(Charts and diagrams as code)
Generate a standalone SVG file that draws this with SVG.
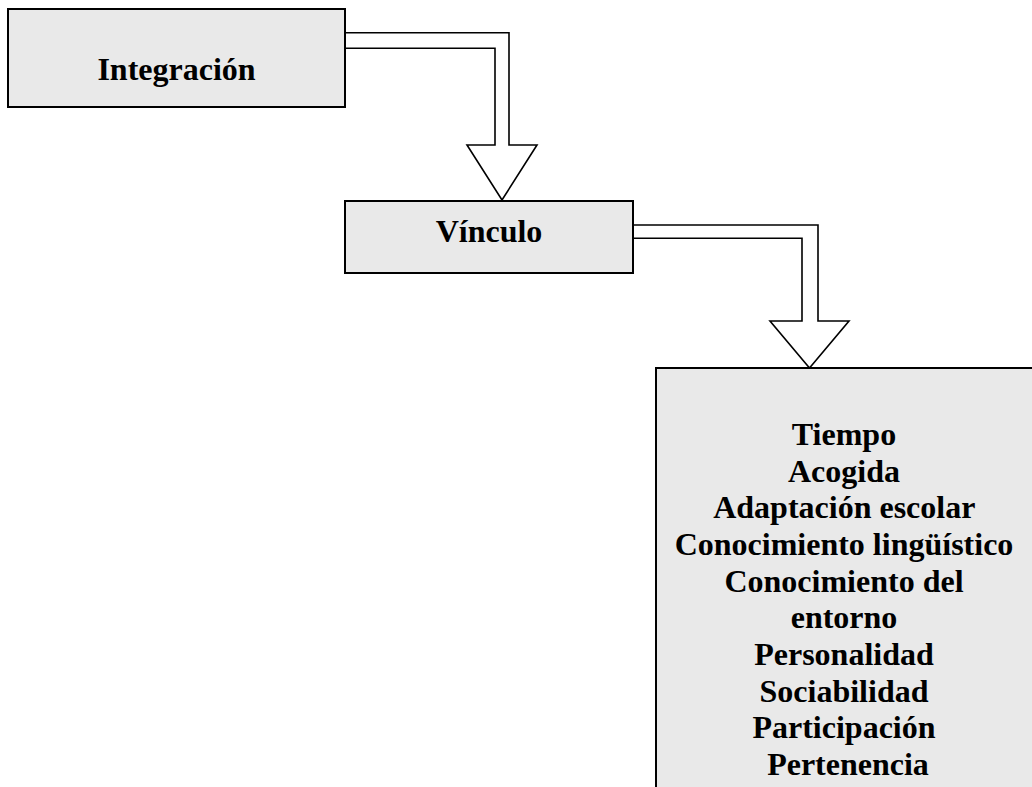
<svg xmlns="http://www.w3.org/2000/svg" width="1032" height="787" viewBox="0 0 1032 787">
  <style>
    .box { fill: #e9e9e9; stroke: #000; stroke-width: 2; }
    .arrow { fill: #fff; stroke: #000; stroke-width: 1.6; stroke-linejoin: miter; }
    .label { font-family: "Liberation Serif", "Times New Roman", serif; font-weight: bold; font-size: 32px; fill: #000; text-anchor: middle; }
  </style>
  <rect width="1032" height="787" fill="#fff"/>

  <!-- block arrows between levels -->
  <g id="connectors">
    <path class="arrow" d="M345,32.7 H509 V145 H537 L502,200 L467,145 H495 V48.3 H345"/>
    <path class="arrow" d="M633,225 H818 V321 H849 L809.5,368 L770,321 H802 V238.3 H633"/>
  </g>

  <g id="integracion">
    <rect class="box" x="8" y="9" width="337" height="98"/>
    <text class="label" x="176.5" y="80">Integración</text>
  </g>

  <g id="vinculo">
    <rect class="box" x="345" y="201" width="288" height="72"/>
    <text class="label" x="489" y="242">Vínculo</text>
  </g>

  <g id="factores">
    <rect class="box" x="656" y="368" width="390" height="430"/>
    <text class="label" x="848">
      <tspan x="848" y="445">Tiempo</tspan>
      <tspan x="848" y="481.7">Acogida</tspan>
      <tspan x="848" y="518.3">Adaptación escolar</tspan>
      <tspan x="848" y="555">Conocimiento lingüístico</tspan>
      <tspan x="848" y="591.7">Conocimiento del</tspan>
      <tspan x="848" y="628.3">entorno</tspan>
      <tspan x="848" y="665">Personalidad</tspan>
      <tspan x="848" y="701.7">Sociabilidad</tspan>
      <tspan x="848" y="738.3">Participación</tspan>
      <tspan x="848" y="775">Pertenencia</tspan>
    </text>
  </g>
</svg>
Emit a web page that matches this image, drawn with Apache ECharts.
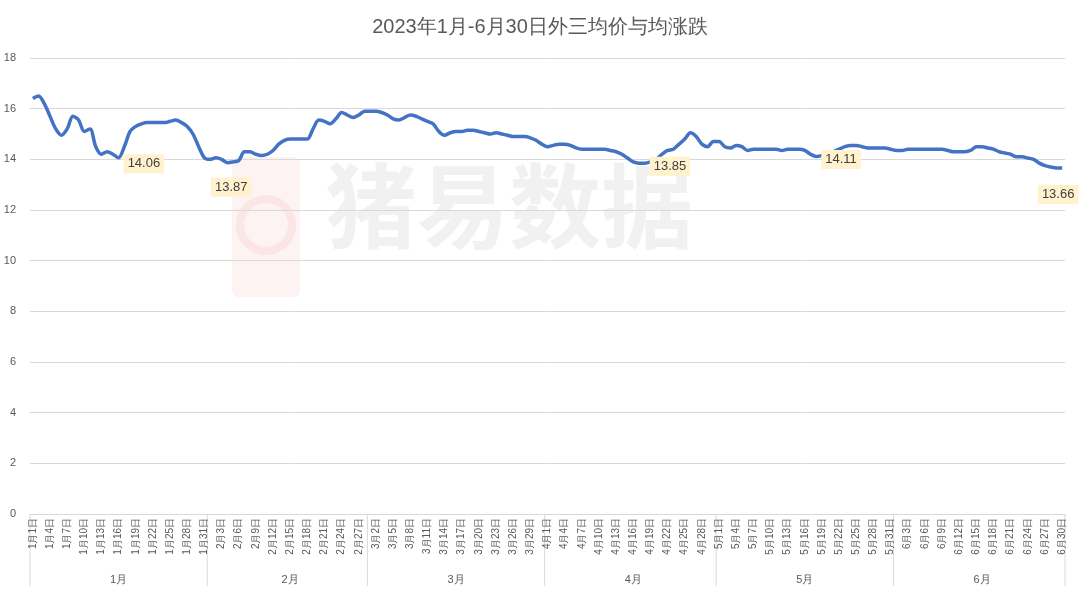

* YOUR GOAL *
Without the pictures, write out all of the material exactly.

* WRITTEN REPLY *
Generate a standalone SVG file that draws this with SVG.
<svg xmlns="http://www.w3.org/2000/svg" width="1032" height="787" viewBox="0 0 1032 787">
  <style>
    .box { fill: #e9e9e9; stroke: #000; stroke-width: 2; }
    .arrow { fill: #fff; stroke: #000; stroke-width: 1.6; stroke-linejoin: miter; }
    .label { font-family: "Liberation Serif", "Times New Roman", serif; font-weight: bold; font-size: 32px; fill: #000; text-anchor: middle; }
  </style>
  <rect width="1032" height="787" fill="#fff"/>

  <!-- block arrows between levels -->
  <g id="connectors">
    <path class="arrow" d="M345,32.7 H509 V145 H537 L502,200 L467,145 H495 V48.3 H345"/>
    <path class="arrow" d="M633,225 H818 V321 H849 L809.5,368 L770,321 H802 V238.3 H633"/>
  </g>

  <g id="integracion">
    <rect class="box" x="8" y="9" width="337" height="98"/>
    <text class="label" x="176.5" y="80">Integración</text>
  </g>

  <g id="vinculo">
    <rect class="box" x="345" y="201" width="288" height="72"/>
    <text class="label" x="489" y="242">Vínculo</text>
  </g>

  <g id="factores">
    <rect class="box" x="656" y="368" width="390" height="430"/>
    <text class="label" x="848">
      <tspan x="848" y="445">Tiempo</tspan>
      <tspan x="848" y="481.7">Acogida</tspan>
      <tspan x="848" y="518.3">Adaptación escolar</tspan>
      <tspan x="848" y="555">Conocimiento lingüístico</tspan>
      <tspan x="848" y="591.7">Conocimiento del</tspan>
      <tspan x="848" y="628.3">entorno</tspan>
      <tspan x="848" y="665">Personalidad</tspan>
      <tspan x="848" y="701.7">Sociabilidad</tspan>
      <tspan x="848" y="738.3">Participación</tspan>
      <tspan x="848" y="775">Pertenencia</tspan>
    </text>
  </g>
</svg>
Emit a web page that matches this image, drawn with Apache ECharts.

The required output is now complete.